Data block:
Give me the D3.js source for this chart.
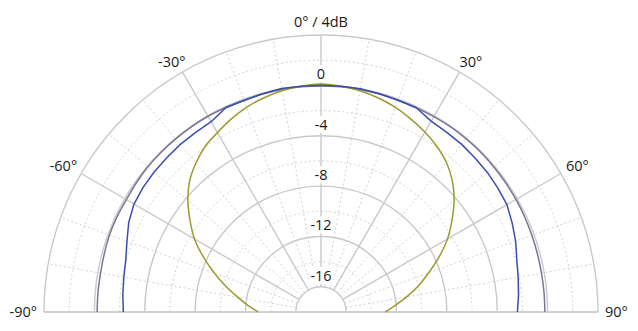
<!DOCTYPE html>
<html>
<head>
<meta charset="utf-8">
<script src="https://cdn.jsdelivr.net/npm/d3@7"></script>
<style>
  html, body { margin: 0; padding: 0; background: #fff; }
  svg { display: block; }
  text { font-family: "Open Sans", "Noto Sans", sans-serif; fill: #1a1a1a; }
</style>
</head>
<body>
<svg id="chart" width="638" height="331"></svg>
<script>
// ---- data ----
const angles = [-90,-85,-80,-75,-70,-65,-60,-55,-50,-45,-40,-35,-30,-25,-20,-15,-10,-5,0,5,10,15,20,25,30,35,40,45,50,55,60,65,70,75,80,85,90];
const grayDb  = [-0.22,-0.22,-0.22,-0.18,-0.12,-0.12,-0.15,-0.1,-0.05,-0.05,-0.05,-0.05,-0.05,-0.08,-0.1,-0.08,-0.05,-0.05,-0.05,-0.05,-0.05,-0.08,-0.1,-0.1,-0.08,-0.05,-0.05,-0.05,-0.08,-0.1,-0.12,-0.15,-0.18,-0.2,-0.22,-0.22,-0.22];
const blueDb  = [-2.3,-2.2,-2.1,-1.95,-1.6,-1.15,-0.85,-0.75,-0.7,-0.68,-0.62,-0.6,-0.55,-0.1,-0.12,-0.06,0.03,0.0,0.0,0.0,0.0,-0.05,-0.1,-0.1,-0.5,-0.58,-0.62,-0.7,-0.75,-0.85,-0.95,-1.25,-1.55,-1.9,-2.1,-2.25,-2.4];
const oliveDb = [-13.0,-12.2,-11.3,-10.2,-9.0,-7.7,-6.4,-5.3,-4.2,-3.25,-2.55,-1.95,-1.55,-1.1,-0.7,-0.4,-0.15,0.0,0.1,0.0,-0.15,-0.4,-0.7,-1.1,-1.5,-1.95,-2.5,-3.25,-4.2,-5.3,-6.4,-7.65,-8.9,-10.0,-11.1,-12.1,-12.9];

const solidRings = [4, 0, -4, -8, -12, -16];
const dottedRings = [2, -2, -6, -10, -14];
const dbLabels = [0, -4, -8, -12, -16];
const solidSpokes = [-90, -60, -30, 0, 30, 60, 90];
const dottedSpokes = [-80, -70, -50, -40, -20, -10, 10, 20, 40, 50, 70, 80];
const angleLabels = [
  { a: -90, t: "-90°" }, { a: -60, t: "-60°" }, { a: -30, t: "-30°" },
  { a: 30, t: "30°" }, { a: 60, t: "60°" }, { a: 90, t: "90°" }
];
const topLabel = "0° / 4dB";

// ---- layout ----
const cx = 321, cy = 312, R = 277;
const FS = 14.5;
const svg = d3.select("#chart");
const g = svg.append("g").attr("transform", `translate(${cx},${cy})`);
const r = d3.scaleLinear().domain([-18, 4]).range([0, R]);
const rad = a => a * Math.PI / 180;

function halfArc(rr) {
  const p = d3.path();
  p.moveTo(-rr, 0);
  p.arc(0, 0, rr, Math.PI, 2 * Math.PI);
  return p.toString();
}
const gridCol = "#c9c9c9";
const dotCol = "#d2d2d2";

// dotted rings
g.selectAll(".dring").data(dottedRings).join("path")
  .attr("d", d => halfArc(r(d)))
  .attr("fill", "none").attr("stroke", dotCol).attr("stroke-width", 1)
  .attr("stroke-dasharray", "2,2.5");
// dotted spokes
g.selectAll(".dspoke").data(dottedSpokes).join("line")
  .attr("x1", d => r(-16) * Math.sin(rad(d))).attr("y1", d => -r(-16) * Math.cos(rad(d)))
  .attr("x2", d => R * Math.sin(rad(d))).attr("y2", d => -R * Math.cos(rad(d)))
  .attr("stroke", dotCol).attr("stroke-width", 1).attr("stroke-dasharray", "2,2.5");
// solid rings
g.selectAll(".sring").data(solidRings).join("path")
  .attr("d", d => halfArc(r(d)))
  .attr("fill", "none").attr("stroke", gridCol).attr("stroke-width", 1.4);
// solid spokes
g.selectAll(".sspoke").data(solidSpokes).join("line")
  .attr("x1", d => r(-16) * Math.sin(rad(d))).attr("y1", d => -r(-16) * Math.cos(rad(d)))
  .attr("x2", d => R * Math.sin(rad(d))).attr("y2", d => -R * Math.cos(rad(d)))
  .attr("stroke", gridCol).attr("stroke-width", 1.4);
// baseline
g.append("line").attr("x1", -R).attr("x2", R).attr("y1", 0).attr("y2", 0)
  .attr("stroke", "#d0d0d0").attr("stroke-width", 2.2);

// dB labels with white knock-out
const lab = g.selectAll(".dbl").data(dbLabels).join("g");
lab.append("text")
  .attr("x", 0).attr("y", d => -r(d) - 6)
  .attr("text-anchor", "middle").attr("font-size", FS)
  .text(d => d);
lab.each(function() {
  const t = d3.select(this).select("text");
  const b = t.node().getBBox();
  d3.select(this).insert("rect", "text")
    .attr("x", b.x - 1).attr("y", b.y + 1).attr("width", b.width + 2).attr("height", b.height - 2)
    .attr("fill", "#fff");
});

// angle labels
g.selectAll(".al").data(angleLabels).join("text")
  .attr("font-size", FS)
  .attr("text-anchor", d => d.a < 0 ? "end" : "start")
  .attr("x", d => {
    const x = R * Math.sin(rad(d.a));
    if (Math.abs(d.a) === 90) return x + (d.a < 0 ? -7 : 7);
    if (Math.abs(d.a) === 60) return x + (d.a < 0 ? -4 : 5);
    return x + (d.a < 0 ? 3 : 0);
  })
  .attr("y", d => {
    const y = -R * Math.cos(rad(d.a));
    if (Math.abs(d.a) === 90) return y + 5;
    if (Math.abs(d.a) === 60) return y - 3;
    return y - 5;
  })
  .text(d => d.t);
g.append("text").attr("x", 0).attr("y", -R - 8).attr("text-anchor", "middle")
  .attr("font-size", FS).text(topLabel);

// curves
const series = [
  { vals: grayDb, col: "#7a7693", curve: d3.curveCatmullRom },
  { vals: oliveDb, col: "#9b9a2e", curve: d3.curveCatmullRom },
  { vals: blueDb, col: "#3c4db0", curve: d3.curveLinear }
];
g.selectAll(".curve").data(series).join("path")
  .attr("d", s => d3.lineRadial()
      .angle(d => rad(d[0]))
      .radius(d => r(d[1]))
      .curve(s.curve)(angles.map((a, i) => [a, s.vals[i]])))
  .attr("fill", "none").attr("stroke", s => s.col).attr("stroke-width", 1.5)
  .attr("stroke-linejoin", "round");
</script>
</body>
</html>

Exercise directions: Pick each line holding the word "chart" out of the listing.

Answer for the task:
Give me the D3.js source for this chart.
<svg id="chart" width="638" height="331"></svg>
const svg = d3.select("#chart");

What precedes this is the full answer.